Longing—Peace
The hymn “It Is Well with My Soul” begins with the following line: “When peace like a river attendeth my way…” Peace. My first thought is that there is no peace today in my heart. There is restless longing. I’m not satisfied anymore with walking with Christ through this life. Not when I desire so to be with Him. My eyes, my heart, have opened to the reality of eternity in His presence. I want to be there.
Is it simply because I long to be reunited with those I’ve lost? I don’t think so. It’s the idea of true rest. It’s the understanding that true peace and joy exist in His presence. Knowing that, can I be satisfied with less?
And then the words of the hymn roll over me again. “Peace like a river attendeth my way…” Is it here? Can I experience it now? Maybe it’s just a matter of perspective. To one who doesn’t know Christ, we who grieve in Him are bewilderingly peaceful, joyous. They see us and wonder. They cannot understand. They desire such peace and joy.
But here, the step closer, belonging to Christ and living and grieving within His light, right now it doesn’t seem enough. Walking with Him through this broken world seems tainted. The peace I can have here is not what I know exists. I can almost touch that greater peace; I can see it, but I can’t yet experience it. Somehow, though, I live in peace in the midst of turmoil. I live in joy in the midst of suffering. I have respite in the midst of care.

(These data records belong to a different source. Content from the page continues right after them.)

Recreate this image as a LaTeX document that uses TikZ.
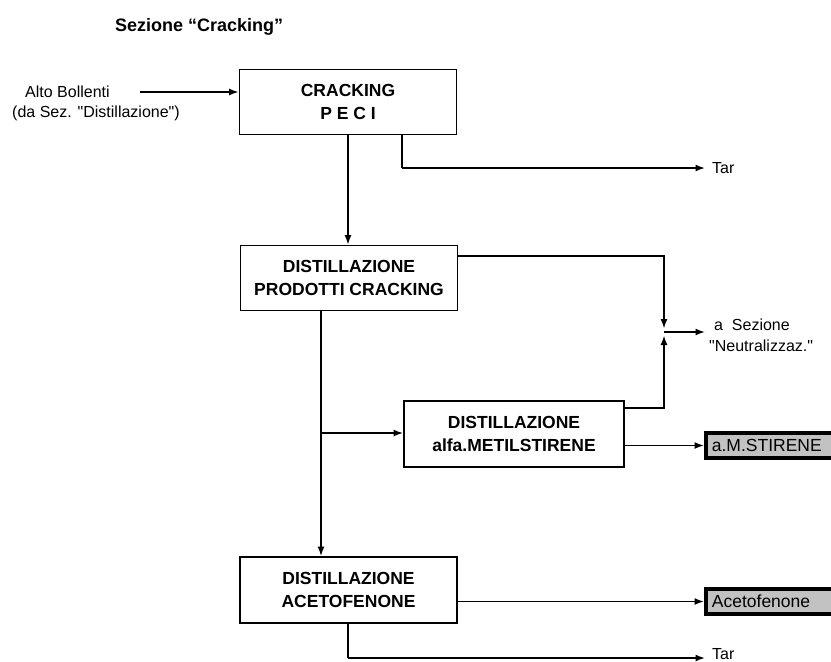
\documentclass[tikz,border=0pt]{standalone}
\usepackage{fontspec}
\setmainfont{Liberation Sans}[Ligatures=TeXOff]
\usetikzlibrary{arrows.meta}
\begin{document}
\begin{tikzpicture}[x=1pt,y=-1pt,
  proc/.style={draw, line width=1.9pt, minimum width=217pt, minimum height=65pt, inner sep=0pt, align=center,
    font=\fontsize{17.5}{23}\selectfont\bfseries},
  prod/.style={draw, line width=3.8pt, fill=black!24, anchor=west, minimum height=25pt, text width=168pt,
    inner xsep=6pt, inner ysep=0pt, align=left, font=\fontsize{17.5}{21}\selectfont},
  lbl/.style={font=\fontsize{16}{21}\selectfont, inner sep=0pt},
  flow/.style={line width=1.5pt, -{Latex[length=9.5pt,width=7pt]}},
  plain/.style={line width=1.5pt}]
\useasboundingbox (0,0) rectangle (831,662);
\clip (0,0) rectangle (831,662);

% title
\node[anchor=west, inner sep=0pt, font=\fontsize{18}{22}\selectfont\bfseries] (title) at (115,27) {Sezione “Cracking”};

% input label
\node[lbl, anchor=west] (alto) at (25,92) {Alto Bollenti};
\node[lbl, anchor=west] (dasez) at (12,113) {(da Sez. "Distillazione")};

% process boxes
\node[proc] (crack) at (348,102) {CRACKING\\P E C I};
\node[proc] (dpc) at (349,278) {DISTILLAZIONE\\PRODOTTI CRACKING};
\node[proc, minimum width=220pt, minimum height=66pt] (dams) at (514,434) {DISTILLAZIONE\\alfa.METILSTIRENE};
\node[proc, minimum height=66pt] (dac) at (348.5,590) {DISTILLAZIONE\\ACETOFENONE};

% product boxes
\node[prod] (ams) at (704,445.5) {a.M.STIRENE};
\node[prod] (aceto) at (704,601.5) {Acetofenone};

% outlet labels
\node[lbl, anchor=west] (tar1) at (712,168) {Tar};
\node[lbl, anchor=west] (tar2) at (712,654) {Tar};
\node[lbl, anchor=west, align=left] (neut) at (709,335) {\hspace{5pt}a\ \ Sezione\\"Neutralizzaz."};

% coordinates
\coordinate (ain) at (140,92);
\coordinate (j) at (664,332);
\coordinate (c1) at (402,168);
\coordinate (c2) at (664,256);
\coordinate (c3) at (664,408);
\coordinate (br) at (321,433);
\coordinate (c4) at (348,658);
\coordinate (tar1end) at (705,168);
\coordinate (tar2end) at (705,658);
\coordinate (neutend) at (705,332);

% connectors
\draw[flow] (ain) -- (ain -| crack.west);
\draw[flow] (crack.south) -- (crack.south |- dpc.north);
\draw[plain] (c1 |- crack.south) -- (c1);
\draw[flow] (c1) -- (tar1end);
\draw[flow, shorten >=3.5pt] (dpc.east |- c2) -- (c2) -- (j);
\draw[flow, shorten >=3.5pt] (dams.east |- c3) -- (c3) -- (j);
\draw[flow] (j) -- (neutend);
\draw[flow] (br |- dpc.south) -- (br |- dac.north);
\draw[flow] (br) -- (br -| dams.west);
\draw[flow] (dams.east |- ams.west) -- (ams.west);
\draw[flow] (dac.east |- aceto.west) -- (aceto.west);
\draw[plain] (c4 |- dac.south) -- (c4);
\draw[flow] (c4) -- (tar2end);
\end{tikzpicture}
\end{document}
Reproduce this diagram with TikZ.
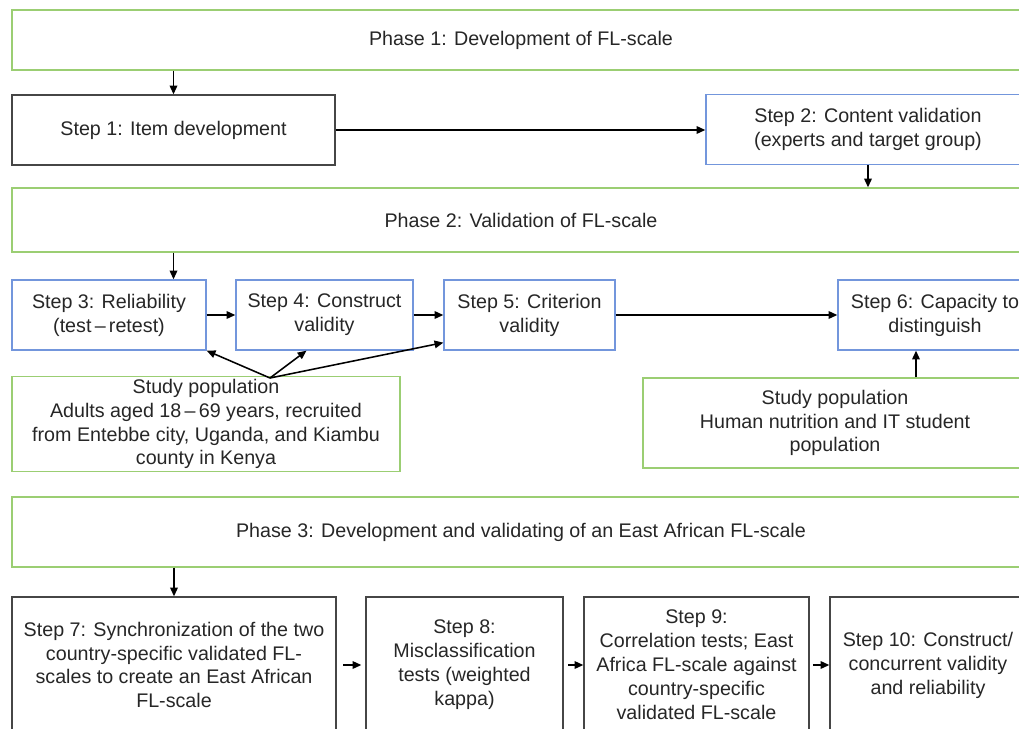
\documentclass[tikz,border=0pt]{standalone}
\usepackage{fontspec}
\setmainfont{Liberation Sans}
\usetikzlibrary{arrows.meta,positioning,calc}
\definecolor{phasegreen}{RGB}{155,206,115}
\definecolor{stepblue}{RGB}{115,150,220}
\definecolor{stepgray}{RGB}{70,70,70}
\tikzset{
  base/.style={rectangle, inner sep=2pt, align=center, text=black!85,
    font=\fontsize{14}{17}\selectfont, line width=0.9pt},
  phase/.style={base, draw=phasegreen, minimum width=25.45cm},
  graybox/.style={base, draw=stepgray},
  bluebox/.style={base, draw=stepblue, minimum height=1.75cm},
  popbox/.style={base, draw=phasegreen, minimum height=2.25cm},
  arrow/.style={-{Triangle[length=2.2mm, width=1.9mm]}, line width=1.1pt},
}

\begin{document}
\begin{tikzpicture}[x=0.025cm,y=-0.025cm]
  \clip (0,0) rectangle (1019,729);
  % phase 1
  \node[phase, minimum height=1.5cm] (ph1) at (521,40) {Phase 1: Development of FL-scale};
  \node[graybox, minimum width=8.075cm, minimum height=1.75cm] (st1) at (173.5,130) {Step 1: Item development};
  \node[bluebox, minimum width=8.1cm] (st2) at (868,129.5) {Step 2: Content validation\\(experts and target group)};
  % phase 2
  \node[phase, minimum height=1.6cm] (ph2) at (521,220) {Phase 2: Validation of FL-scale};
  \node[bluebox, minimum width=4.85cm] (st3) at (109,315) {Step 3: Reliability\\(test\,–\,retest)};
  \node[bluebox, minimum width=4.425cm] (st4) at (324.5,315) {Step 4: Construct\\validity};
  \node[bluebox, minimum width=4.275cm] (st5) at (529.5,315) {Step 5: Criterion\\validity};
  \node[bluebox, minimum width=4.85cm] (st6) at (935,315) {Step 6: Capacity to\\distinguish};
  \node[popbox, minimum width=9.7cm] (pop1) at (206,424) {Study population\\Adults aged 18\,–\,69 years, recruited\\from Entebbe city, Uganda, and Kiambu\\county in Kenya};
  \node[popbox, minimum width=9.6cm] (pop2) at (835,423) {Study population\\Human nutrition and IT student\\population};
  % phase 3
  \node[phase, minimum height=1.75cm] (ph3) at (521,532) {Phase 3: Development and validating of an East African FL-scale};
  \node[graybox, minimum width=8.1cm, minimum height=3.4cm] (st7) at (174,665) {Step 7: Synchronization of the two\\country-specific validated FL-\\scales to create an East African\\FL-scale};
  \node[graybox, minimum width=4.925cm, minimum height=3.4cm] (st8) at (464.5,665) {Step 8:\\Misclassification\\tests (weighted\\kappa)};
  \node[graybox, minimum width=5.625cm, minimum height=3.4cm] (st9) at (696.5,665) {Step 9:\\Correlation tests; East\\Africa FL-scale against\\country-specific\\validated FL-scale};
  \node[graybox, minimum width=4.9cm, minimum height=3.4cm] (st10) at (928,665) {Step 10: Construct/\\concurrent validity\\and reliability};

  \coordinate (spout) at (270,378);
  \coordinate (st6in) at ([xshift=-0.475cm]st6.south);

  \draw[arrow] (ph1.south -| st1) -- (st1);
  \draw[arrow] (st1.east) -- (st1.east -| st2.west);
  \draw[arrow] (st2.south) -- (st2.south |- ph2.north);
  \draw[arrow] (ph2.south -| st1) -- (st3.north -| st1);
  \draw[arrow] (st3) -- (st4);
  \draw[arrow] (st4) -- (st5);
  \draw[arrow] (st5) -- (st6);
  \draw[arrow] (spout) -- (st3.south east);
  \draw[arrow] (spout) -- ([xshift=-0.45cm]st4.south);
  \draw[arrow] (spout) -- ([yshift=0.2cm]st5.south west);
  \draw[arrow] (pop2.north -| st6in) -- (st6in);
  \draw[arrow] (ph3.south -| st7) -- (st7);
  \draw[arrow, shorten <=0.17cm, shorten >=0.1cm] (st7) -- (st8);
  \draw[arrow, shorten <=0.12cm] (st8) -- (st9);
  \draw[arrow, shorten <=0.08cm] (st9) -- (st10);
\end{tikzpicture}
\end{document}
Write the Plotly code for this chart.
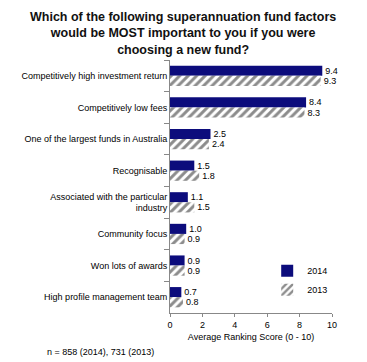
import plotly.graph_objects as go

categories = [
    "Competitively high investment return",
    "Competitively low fees",
    "One of the largest funds in Australia",
    "Recognisable",
    "Associated with the particular<br>industry",
    "Community focus",
    "Won lots of awards",
    "High profile management team",
]
values_2014 = [9.4, 8.4, 2.5, 1.5, 1.1, 1.0, 0.9, 0.7]
values_2013 = [9.3, 8.3, 2.4, 1.8, 1.5, 0.9, 0.9, 0.8]
x_ticks = [0, 2, 4, 6, 8, 10]

font = "Liberation Sans, Arial, sans-serif"

fig = go.Figure()
fig.add_trace(go.Bar(
    y=categories, x=values_2014, orientation="h", name="2014",
    marker=dict(color="#0c0c7c", line=dict(width=0)),
    text=[f"{v:.1f}" for v in values_2014], textposition="outside",
    textfont=dict(size=9, color="#000000", family=font), cliponaxis=False,
))
fig.add_trace(go.Bar(
    y=categories, x=values_2013, orientation="h", name="2013",
    marker=dict(color="white", line=dict(width=0),
                pattern=dict(shape="/", fgcolor="#1a1a1a", bgcolor="white", size=6, solidity=0.5)),
    text=[f"{v:.1f}" for v in values_2013], textposition="outside",
    textfont=dict(size=9, color="#000000", family=font), cliponaxis=False,
))

# page has an 8px body margin, so the figure is 8px smaller than the window
fig.update_layout(
    width=359, height=354,
    margin=dict(l=162, r=35, t=52, b=49, autoexpand=False),
    paper_bgcolor="white", plot_bgcolor="white",
    barmode="group", bargap=0.36, bargroupgap=0,
    font=dict(family=font, size=9, color="#000000"),
    showlegend=True,
    legend=dict(x=0.6, y=0.224, xanchor="left", yanchor="top",
                font=dict(size=9, family=font), bgcolor="rgba(0,0,0,0)",
                itemwidth=30),
    xaxis=dict(range=[0, 10], tickvals=x_ticks, showgrid=False, zeroline=False,
               showline=True, linecolor="#888888", ticks="outside", ticklen=3,
               tickcolor="#888888", tickfont=dict(size=9), automargin=False,
               title=dict(text="Average Ranking Score (0 - 10)", font=dict(size=9), standoff=4)),
    yaxis=dict(autorange="reversed", showgrid=False, zeroline=False,
               showline=True, linecolor="#888888", ticks="outside", ticklen=5,
               tickcolor="#888888", tickson="boundaries", tickfont=dict(size=9),
               automargin=False),
    annotations=[
        dict(text="<b>Which of the following superannuation fund factors<br>would be MOST important to you if you were<br>choosing a new fund?</b>",
             xref="paper", yref="paper", x=0.08, y=1.207, xanchor="center", yanchor="top",
             showarrow=False, font=dict(size=12.5, family=font, color="#111111")),
        dict(text="n = 858 (2014), 731 (2013)", xref="paper", yref="paper",
             x=-0.772, y=-0.154, xanchor="left", yanchor="middle", showarrow=False,
             font=dict(size=9, family=font)),
    ],
)

fig.write_html("out.html")
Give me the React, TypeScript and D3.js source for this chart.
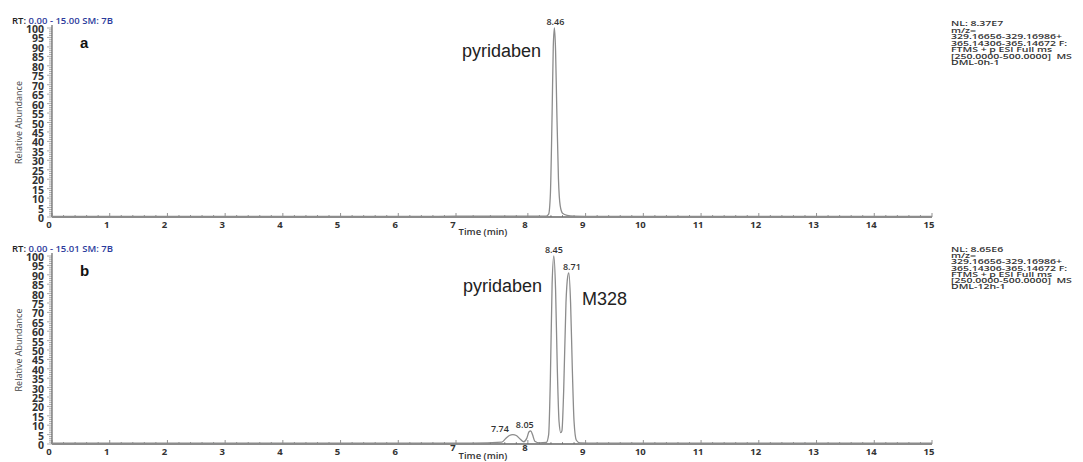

But today the final words of the hymn are so much fuller of meaning than they used to be. “Oh Lord, haste the day when my faith shall be sight. The clouds be rolled back as a scroll. The trump shall resound and the Lord shall descend, ‘Even so’ – it is well with my soul.” Now, I see through a glass darkly, but then I shall know as I am known.
I’ve always loved that phrasing. The concept that there is a veil, an obstruction on my vision. Lewis’ The Last Battle has called to my heart for that very idea. In The Great Divorce the grass of heaven is so much harder, more real than anything we’ve ever felt here. My heart recognized, desired that truth before I realized it intellectually. It is only recently I’ve begun to grasp this longing with my mind. To comprehend it.
I’m restless in attending peace. I’m longing in grateful fulfillment. I’m sorrowing in unending joy. We truly are a peculiar people, set apart. We long even as we experience glimpses of that which we long for. We experience joy as we look to celebration. We have peace while we wait for rest.